### Data block ###

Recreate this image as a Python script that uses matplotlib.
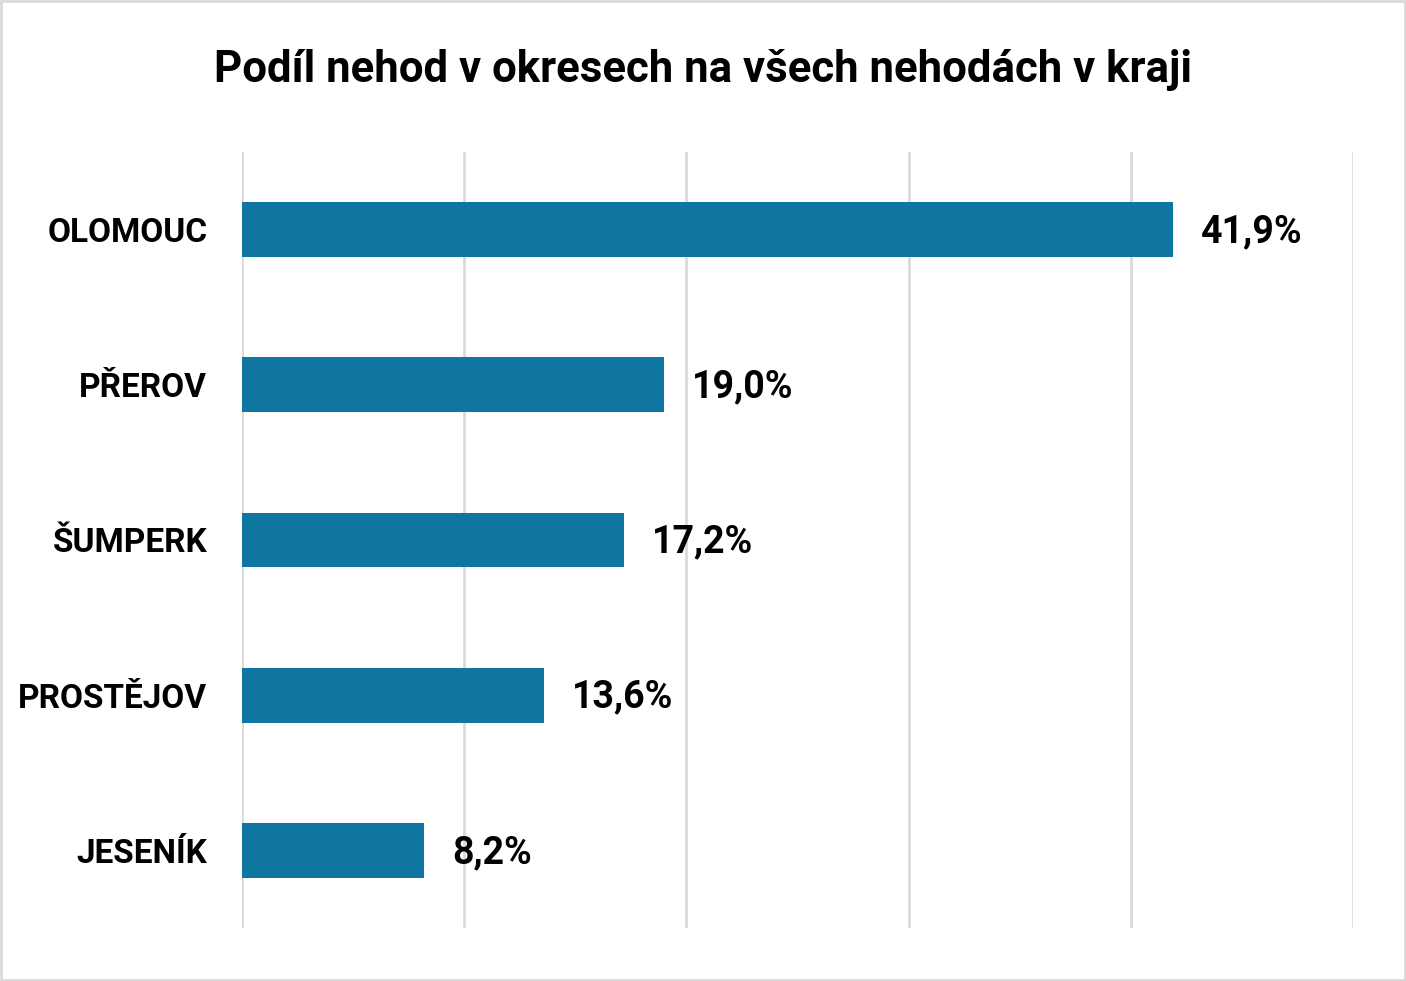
import matplotlib
matplotlib.use("Agg")
import matplotlib.pyplot as plt
from matplotlib.patches import Rectangle

districts = ["OLOMOUC", "PŘEROV", "ŠUMPERK", "PROSTĚJOV", "JESENÍK"]
shares = [41.9, 19.0, 17.2, 13.6, 8.2]
value_labels = ["41,9%", "19,0%", "17,2%", "13,6%", "8,2%"]
title = "Podíl nehod v okresech na všech nehodách v kraji"

plt.rcParams['font.family'] = ['Roboto', 'DejaVu Sans']

fig = plt.figure(figsize=(14.06, 9.81), dpi=100)
ax = fig.add_axes([242 / 1406, 1 - 928 / 981, (1353 - 242) / 1406, (928 - 152) / 981])

ypos = list(range(len(districts)))
ax.barh(ypos, shares, height=0.354, color="#0E76A0", zorder=3)
ax.set_xlim(0, 50)
ax.set_ylim(len(districts) - 0.5, -0.5)
ax.set_xticks([0, 10, 20, 30, 40, 50])
ax.set_xticklabels([])
ax.tick_params(axis='x', length=0)
ax.tick_params(axis='y', length=0, pad=25)
ax.set_yticks(ypos)
ax.set_yticklabels(districts, fontsize=24, fontweight='bold')
ax.grid(axis='x', color="#D9D9D9", linewidth=2, zorder=0)
for s in ax.spines.values():
    s.set_visible(False)

for y, v, lab in zip(ypos, shares, value_labels):
    ax.annotate(lab, (v, y), xytext=(28, -2), textcoords='offset pixels',
                ha='left', va='center', fontsize=27, fontweight='bold')

fig.text(0.5, 1 - 70 / 981, title, ha='center', va='center',
         fontsize=31.5, fontweight='bold')

fig.patches.append(Rectangle((0.001, 0.001), 0.998, 0.998, transform=fig.transFigure,
                             fill=False, edgecolor="#D9D9D9", linewidth=2))

fig.savefig("out.png", dpi=100)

###

### Task description
Restate the listing above word for word, and skip the pictures.

### Written answer
Recreate this image as a Python script that uses matplotlib.
import matplotlib
matplotlib.use("Agg")
import matplotlib.pyplot as plt
from matplotlib.patches import Rectangle

districts = ["OLOMOUC", "PŘEROV", "ŠUMPERK", "PROSTĚJOV", "JESENÍK"]
shares = [41.9, 19.0, 17.2, 13.6, 8.2]
value_labels = ["41,9%", "19,0%", "17,2%", "13,6%", "8,2%"]
title = "Podíl nehod v okresech na všech nehodách v kraji"

plt.rcParams['font.family'] = ['Roboto', 'DejaVu Sans']

fig = plt.figure(figsize=(14.06, 9.81), dpi=100)
ax = fig.add_axes([242 / 1406, 1 - 928 / 981, (1353 - 242) / 1406, (928 - 152) / 981])

ypos = list(range(len(districts)))
ax.barh(ypos, shares, height=0.354, color="#0E76A0", zorder=3)
ax.set_xlim(0, 50)
ax.set_ylim(len(districts) - 0.5, -0.5)
ax.set_xticks([0, 10, 20, 30, 40, 50])
ax.set_xticklabels([])
ax.tick_params(axis='x', length=0)
ax.tick_params(axis='y', length=0, pad=25)
ax.set_yticks(ypos)
ax.set_yticklabels(districts, fontsize=24, fontweight='bold')
ax.grid(axis='x', color="#D9D9D9", linewidth=2, zorder=0)
for s in ax.spines.values():
    s.set_visible(False)

for y, v, lab in zip(ypos, shares, value_labels):
    ax.annotate(lab, (v, y), xytext=(28, -2), textcoords='offset pixels',
                ha='left', va='center', fontsize=27, fontweight='bold')

fig.text(0.5, 1 - 70 / 981, title, ha='center', va='center',
         fontsize=31.5, fontweight='bold')

fig.patches.append(Rectangle((0.001, 0.001), 0.998, 0.998, transform=fig.transFigure,
                             fill=False, edgecolor="#D9D9D9", linewidth=2))

fig.savefig("out.png", dpi=100)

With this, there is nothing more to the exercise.